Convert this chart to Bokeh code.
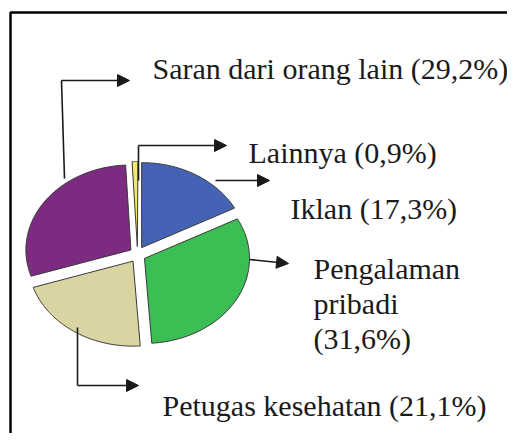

--

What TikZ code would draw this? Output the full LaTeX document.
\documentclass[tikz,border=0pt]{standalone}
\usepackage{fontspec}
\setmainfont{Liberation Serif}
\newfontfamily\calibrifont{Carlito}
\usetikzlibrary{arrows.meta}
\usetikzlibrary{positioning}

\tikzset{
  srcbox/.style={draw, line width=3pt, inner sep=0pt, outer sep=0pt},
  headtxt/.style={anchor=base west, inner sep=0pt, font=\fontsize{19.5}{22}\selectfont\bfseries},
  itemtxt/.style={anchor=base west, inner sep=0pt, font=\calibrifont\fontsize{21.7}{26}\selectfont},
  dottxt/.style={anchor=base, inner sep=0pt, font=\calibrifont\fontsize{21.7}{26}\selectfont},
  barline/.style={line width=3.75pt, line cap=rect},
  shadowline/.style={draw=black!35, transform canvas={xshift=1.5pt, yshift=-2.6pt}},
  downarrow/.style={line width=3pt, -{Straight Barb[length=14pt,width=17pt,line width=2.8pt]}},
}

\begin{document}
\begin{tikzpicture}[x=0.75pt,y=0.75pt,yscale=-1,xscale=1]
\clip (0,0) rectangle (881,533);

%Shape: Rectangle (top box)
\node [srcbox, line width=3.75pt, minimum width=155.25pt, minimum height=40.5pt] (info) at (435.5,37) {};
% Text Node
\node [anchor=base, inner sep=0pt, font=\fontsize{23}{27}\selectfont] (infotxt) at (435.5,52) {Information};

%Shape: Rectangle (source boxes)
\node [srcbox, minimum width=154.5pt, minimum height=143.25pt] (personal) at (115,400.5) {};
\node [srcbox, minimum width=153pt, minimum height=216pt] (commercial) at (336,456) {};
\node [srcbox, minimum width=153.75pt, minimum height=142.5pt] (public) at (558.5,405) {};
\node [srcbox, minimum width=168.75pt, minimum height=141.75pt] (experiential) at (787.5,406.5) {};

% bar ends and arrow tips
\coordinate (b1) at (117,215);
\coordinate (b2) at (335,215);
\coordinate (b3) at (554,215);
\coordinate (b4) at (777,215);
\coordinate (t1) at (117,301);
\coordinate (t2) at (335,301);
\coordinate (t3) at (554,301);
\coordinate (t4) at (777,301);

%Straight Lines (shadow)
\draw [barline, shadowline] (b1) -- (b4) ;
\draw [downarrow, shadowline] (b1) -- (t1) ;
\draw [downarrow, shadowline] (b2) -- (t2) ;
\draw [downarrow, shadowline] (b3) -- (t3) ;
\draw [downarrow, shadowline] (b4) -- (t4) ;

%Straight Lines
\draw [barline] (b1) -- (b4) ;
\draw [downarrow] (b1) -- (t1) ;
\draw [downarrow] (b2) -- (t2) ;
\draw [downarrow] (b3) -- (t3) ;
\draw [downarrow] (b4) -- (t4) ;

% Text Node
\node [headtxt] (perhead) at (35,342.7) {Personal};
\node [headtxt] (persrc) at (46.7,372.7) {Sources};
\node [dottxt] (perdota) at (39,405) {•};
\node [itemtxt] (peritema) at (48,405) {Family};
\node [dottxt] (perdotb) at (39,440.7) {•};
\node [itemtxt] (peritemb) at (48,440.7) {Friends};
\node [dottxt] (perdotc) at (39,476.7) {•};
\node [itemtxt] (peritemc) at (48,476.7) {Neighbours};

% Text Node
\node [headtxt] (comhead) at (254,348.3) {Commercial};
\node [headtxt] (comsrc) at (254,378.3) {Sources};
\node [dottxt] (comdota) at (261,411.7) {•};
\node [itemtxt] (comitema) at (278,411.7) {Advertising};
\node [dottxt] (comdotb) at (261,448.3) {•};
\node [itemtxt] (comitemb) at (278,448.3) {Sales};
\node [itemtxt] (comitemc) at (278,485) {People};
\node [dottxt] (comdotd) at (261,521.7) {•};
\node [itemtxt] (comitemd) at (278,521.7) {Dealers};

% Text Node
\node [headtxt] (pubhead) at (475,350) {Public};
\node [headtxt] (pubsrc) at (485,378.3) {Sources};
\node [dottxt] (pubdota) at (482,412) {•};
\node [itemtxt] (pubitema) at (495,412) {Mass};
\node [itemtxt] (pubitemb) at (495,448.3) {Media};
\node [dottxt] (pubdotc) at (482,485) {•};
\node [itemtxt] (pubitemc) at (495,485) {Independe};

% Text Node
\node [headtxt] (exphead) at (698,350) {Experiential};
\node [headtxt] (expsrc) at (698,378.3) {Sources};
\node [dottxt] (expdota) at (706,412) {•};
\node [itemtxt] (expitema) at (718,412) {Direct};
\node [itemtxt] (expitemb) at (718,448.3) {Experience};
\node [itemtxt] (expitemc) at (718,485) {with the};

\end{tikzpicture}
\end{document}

### Work required
Find every line that holds "this" and copy it.

### Final answer
Convert this chart to Bokeh code.
What TikZ code would draw this? Output the full LaTeX document.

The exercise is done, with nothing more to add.